At his BBC blog Andrew Neil
lays out the itemized fraud from the 2007 UN IPCC report that
has been rolling out in recent days, previously reported by the
BBC and other formerly
mainstream media as “sound” and “consensus” science. So many
“Gates,” and so many discredited reporters:
But the flood gates really opened after
the IPCC had
to withdraw its claim that the Himalayan glaciers would likely
all have melted by 2035, maybe even sooner.
This turned out to have no basis in scientific fact, even
though everything the IPCC produces is meant to be rigorously
peer-reviewed, but simply an error recycled by the [World
Wildlife Fund], which the IPCC swallowed whole….
Then at the weekend another howler was exposed. The IPCC
2007 report claimed that global warming was leading to an
increase in extreme weather, such as hurricanes and floods.
Like its claims about the glaciers, this was also based on an
unpublished report which had not been subject to scientific
scrutiny — indeed several experts warned the IPCC not to rely
on it.
Now after Climate-gate,
Glacier-gate and
Hurricane-gate — how many “gates” can one report
contain? — comes
Amazon-gate.
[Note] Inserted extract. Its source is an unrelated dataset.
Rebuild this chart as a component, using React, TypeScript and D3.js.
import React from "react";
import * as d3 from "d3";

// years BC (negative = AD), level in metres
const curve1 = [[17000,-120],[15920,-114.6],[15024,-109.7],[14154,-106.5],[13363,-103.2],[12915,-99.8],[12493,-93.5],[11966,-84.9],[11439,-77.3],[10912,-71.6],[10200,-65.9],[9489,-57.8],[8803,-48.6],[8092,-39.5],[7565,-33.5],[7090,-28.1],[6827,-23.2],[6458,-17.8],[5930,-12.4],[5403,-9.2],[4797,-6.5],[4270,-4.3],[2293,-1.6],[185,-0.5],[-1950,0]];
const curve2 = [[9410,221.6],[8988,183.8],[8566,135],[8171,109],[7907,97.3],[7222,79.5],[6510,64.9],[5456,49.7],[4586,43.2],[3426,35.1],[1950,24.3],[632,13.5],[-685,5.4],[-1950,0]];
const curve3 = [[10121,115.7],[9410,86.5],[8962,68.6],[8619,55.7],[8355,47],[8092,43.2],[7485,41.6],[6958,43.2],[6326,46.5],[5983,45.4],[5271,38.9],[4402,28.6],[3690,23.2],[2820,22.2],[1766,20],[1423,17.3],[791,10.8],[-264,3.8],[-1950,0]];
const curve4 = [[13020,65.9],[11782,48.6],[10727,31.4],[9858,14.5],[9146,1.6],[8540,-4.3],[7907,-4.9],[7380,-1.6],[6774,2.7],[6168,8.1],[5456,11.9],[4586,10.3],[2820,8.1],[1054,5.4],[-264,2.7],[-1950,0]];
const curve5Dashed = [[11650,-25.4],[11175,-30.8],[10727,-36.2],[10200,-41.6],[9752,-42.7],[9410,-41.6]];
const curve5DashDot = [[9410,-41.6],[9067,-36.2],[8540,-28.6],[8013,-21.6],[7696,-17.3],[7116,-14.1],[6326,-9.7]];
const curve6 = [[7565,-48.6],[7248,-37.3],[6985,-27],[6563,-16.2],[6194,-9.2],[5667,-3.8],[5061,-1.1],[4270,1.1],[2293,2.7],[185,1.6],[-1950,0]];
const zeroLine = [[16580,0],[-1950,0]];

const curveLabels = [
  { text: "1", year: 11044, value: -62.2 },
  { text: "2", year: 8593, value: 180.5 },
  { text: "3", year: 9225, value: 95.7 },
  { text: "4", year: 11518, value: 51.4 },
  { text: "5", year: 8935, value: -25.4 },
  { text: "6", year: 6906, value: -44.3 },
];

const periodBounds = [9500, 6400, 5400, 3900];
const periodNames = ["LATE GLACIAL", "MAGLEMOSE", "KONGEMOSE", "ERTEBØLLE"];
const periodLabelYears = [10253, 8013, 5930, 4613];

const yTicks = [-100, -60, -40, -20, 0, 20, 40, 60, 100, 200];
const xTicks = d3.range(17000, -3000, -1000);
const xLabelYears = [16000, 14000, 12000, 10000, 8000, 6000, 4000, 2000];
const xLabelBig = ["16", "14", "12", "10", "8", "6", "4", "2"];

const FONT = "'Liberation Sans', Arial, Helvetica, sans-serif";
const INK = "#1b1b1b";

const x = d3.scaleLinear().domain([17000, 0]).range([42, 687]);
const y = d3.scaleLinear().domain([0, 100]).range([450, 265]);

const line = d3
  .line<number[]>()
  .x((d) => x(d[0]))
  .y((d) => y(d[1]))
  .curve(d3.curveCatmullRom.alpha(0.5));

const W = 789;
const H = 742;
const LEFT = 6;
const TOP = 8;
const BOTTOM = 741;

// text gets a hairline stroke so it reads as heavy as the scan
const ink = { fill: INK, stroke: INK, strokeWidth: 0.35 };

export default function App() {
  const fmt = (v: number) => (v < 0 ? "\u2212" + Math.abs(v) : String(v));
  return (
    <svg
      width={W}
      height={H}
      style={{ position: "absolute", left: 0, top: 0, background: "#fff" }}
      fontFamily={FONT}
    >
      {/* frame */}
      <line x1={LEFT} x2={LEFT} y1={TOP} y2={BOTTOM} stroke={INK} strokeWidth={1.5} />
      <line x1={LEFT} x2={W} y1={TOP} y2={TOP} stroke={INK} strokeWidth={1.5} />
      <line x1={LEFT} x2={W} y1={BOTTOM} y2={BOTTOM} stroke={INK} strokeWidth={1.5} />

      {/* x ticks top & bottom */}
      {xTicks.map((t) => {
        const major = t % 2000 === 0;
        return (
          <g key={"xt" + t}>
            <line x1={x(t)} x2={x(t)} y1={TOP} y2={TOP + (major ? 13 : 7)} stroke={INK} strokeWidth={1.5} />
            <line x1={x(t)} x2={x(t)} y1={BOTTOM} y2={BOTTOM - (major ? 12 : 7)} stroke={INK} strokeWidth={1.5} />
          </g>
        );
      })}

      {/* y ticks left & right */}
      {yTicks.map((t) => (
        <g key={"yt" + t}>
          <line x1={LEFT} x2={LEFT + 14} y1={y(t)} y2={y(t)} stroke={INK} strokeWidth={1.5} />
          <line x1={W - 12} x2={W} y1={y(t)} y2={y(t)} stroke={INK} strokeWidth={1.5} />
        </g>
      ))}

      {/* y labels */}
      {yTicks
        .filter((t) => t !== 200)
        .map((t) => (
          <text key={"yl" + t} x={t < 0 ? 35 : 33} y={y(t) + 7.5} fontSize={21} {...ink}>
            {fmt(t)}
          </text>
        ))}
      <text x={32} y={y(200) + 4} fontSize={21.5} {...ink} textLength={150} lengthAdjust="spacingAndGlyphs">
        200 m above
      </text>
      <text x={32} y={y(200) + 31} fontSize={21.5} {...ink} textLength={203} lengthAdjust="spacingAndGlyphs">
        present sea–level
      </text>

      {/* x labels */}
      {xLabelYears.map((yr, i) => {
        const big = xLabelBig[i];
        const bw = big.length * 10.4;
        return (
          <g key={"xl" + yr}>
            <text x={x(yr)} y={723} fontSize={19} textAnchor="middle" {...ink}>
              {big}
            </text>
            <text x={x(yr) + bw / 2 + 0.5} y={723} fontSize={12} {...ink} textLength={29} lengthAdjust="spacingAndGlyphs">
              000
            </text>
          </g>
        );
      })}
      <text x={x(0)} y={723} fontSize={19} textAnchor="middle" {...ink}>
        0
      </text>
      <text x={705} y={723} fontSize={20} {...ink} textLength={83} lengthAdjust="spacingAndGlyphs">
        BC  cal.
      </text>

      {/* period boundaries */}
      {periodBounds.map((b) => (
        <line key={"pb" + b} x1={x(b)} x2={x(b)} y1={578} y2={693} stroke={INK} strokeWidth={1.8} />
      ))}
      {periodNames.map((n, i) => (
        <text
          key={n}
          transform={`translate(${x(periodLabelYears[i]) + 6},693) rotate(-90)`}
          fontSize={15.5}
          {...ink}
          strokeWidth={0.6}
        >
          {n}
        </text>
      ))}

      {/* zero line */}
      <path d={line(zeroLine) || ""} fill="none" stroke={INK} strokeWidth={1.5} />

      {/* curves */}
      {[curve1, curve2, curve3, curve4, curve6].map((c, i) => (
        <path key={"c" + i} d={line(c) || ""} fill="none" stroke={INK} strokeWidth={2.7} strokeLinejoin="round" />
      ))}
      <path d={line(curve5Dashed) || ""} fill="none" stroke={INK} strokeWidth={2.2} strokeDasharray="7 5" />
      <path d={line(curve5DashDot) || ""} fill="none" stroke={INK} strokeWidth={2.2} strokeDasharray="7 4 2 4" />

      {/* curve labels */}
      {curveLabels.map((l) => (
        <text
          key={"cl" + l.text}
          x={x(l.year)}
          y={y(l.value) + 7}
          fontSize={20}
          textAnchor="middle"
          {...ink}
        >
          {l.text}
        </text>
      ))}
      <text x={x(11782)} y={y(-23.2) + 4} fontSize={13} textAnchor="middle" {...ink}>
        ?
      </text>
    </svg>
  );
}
The IPCC claimed that up to 40 percent of the
Amazonian forests were risk from global warming and would
likely be replaced by “tropical savannas” if temperatures
continued to rise.
This claim is backed up by a scientific-looking reference
but on closer investigation turns out to be yet another
non-peer reviewed piece of work from the WWF. Indeed the two
authors are not even scientists or specialists on the Amazon:
one is an Australian policy analyst, the other a freelance
journalist for the Guardian and a green activist.
Yep, this is the “scientific consensus” that Al Gore based his
post-VP life upon; the imagined groundswell that so many
politicians used to justify government growth; the nonexistent
evidence that journalists
cited to justify their
alarmism activism. It’s the two words that every global
warmist (whether lying or deceived themselves) threw in the face
of skeptics in an attempt to intimidate. Didn’t work!
No wonder why
hardly any of them wanted to debate and those who did
got slaughtered. We tried to
explain that the
“consensus” was
an illusion. You — yes, I’m talking about you, Society of Environmental
Journalists — would have none of it.
Now you’re stuck in the shoes of the environmental equivalent of
Jayson Blair as your newspapers and television stations fall
apart, and while what’s left of your audience
doesn’t care about the
issue you
hold so precious. But it’s your good fortune that you still
qualify for the do-nothing flack positions that are plentiful in
both government and nonprofit arms of the environoia industry.